Uno de los fenómenos más dignos de análisis, de todos los ocurridos por estos días, lo constituye la amplia aprobación inicial a la iniciativa de autorizar un quinto retiro de los fondos previsionales.
Hasta poco antes de las últimas elecciones el fenómeno podía atribuirse al anhelo de los diputados, y los senadores, por reelegirse. Como sugeriría la escuela de la elección pública, no debe sorprender que los parlamentarios, llegado el caso, se sirvan del dinero de los ciudadanos para promover su propia reelección.
Pero una vez reelectos ¿qué podría explicar este empeño por promover un quinto retiro cuando todos saben, o debieran saber, que eso acabará dañando el bienestar social?
Si se descuenta la ignorancia supina (es decir, la idea que los parlamentarios simplemente no saben o no logran comprender cómo un retiro adicional daña la economía) no cabe más que buscar explicaciones a este fenómeno en alguna dimensión de la vida social distinta a la de la racionalidad puramente económica.
¿Cuál sería ella?
Una explicación posible es que en la cultura del Congreso -lo que pudiera llamarse con algo de exageración, su ethos- se ha producido un cambio silencioso pero radical. Ese cambio consistiría en que los parlamentarios ya no se ven así mismos como partes de un proyecto ideológico o de un programa de políticas públicas cuyo sentido final deben servir, y a cuya consecución deben subordinar sus propias decisiones. Esa concepción del trabajo legislativo que se consolidó durante la transición habría sido sustituida por la idea que ser parlamentario consiste en ser mandatario de los intereses inmediatos del electorado que, de otra forma, los abuchea, los insulta o los degrada en las redes o en la calle. Ser político no consistiría así en tener ideas que modelen o conduzcan las expectativas de las personas, sino en tener la sagacidad para adivinar esas expectativas y seguirlas o amplificarlas cuidando -hasta el escrúpulo - no denunciarlas como inconvenientes, dañinas o irracionales.

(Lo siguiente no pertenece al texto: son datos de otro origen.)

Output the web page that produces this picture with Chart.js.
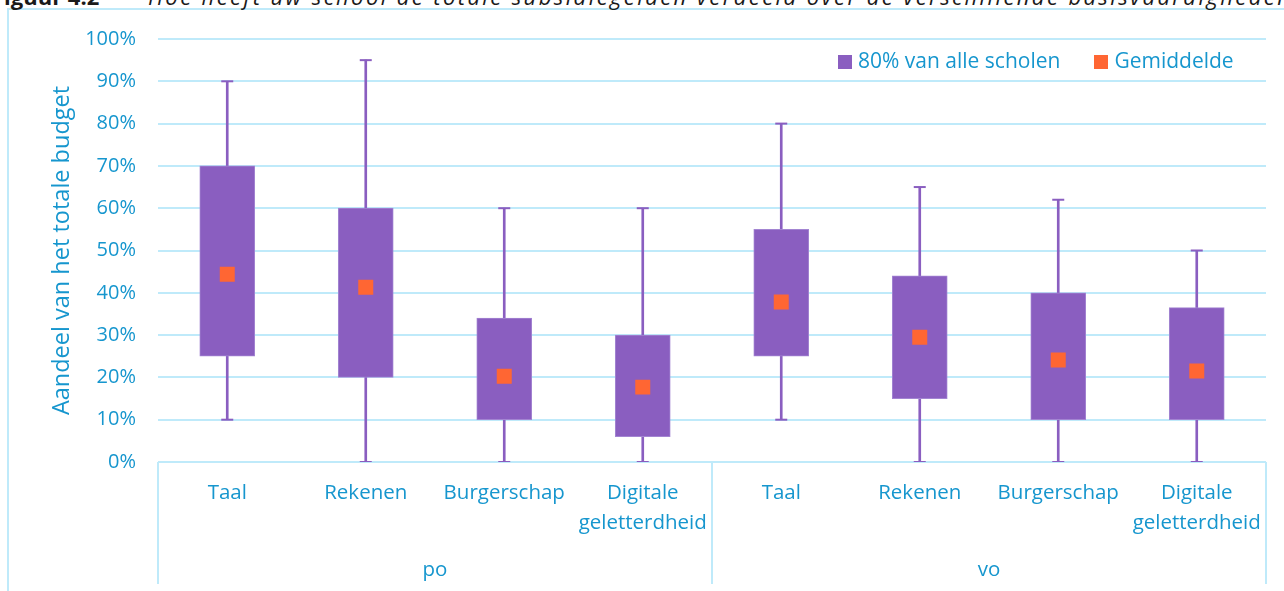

Es difícil exagerar cuán dañino para el bienestar social puede resultar esa forma de concebir el trabajo del político parlamentario.
El bienestar social exige adoptar medidas que, desde el punto de vista de los intereses inmediatos de los ciudadanos puedan resultar lesivas o insatisfactorias; pero que, en el mediano plazo, sean el único camino razonable para incrementarlo. Por eso el político de veras (es decir, aquel que no concibe su trabajo como el de simplemente transportar los intereses de su electorado abogando por ellos) suele persuadir a la ciudadanía, orientar sus expectativas o llegado el caso moderarlas o contenerlas según lo exija el horizonte de largo plazo que su programa o ideología le indique.
Pero si el político se deja atrapar por los intereses inmediatos; si para él el tiempo pierde todas sus dimensiones, salvo la del presente; si las ideas generales que deben orientar la vida colectiva desaparecen, entonces es la política la que también arriesga su existencia para tarde o temprano ser sustituida por la mera agregación de intereses. Porque suele olvidarse que la diferencia que media entre el mercado y la política deriva del hecho que en el primero los intereses se agregan o suman, en tanto que en la segunda se deliberan a la luz de un cierto horizonte de ideas en las que se cree.
La semilla de esa forma de concebir la política -suele olvidarse- la plantó la derecha mediante Joaquín Lavín quien persuadió a todos que la política consistía en atender a las necesidades de la gente (entendiendo por tales lo que la gente apetece sin pensar las ulteriores consecuencias) para lo cual debía consultársela, incluso, mediante la realización de plebiscitos cotidianos (hoy reemplazados por las redes). Y no deja de ser irónico que cuando la izquierda se ha hecho del poder, ese estilo de hacer política parlamentaria sea el que predomina, como si por debajo del triunfo del PC y el FA hubiera, después de todo, un triunfo casi cultural de esa forma liviana de concebir la vida colectiva.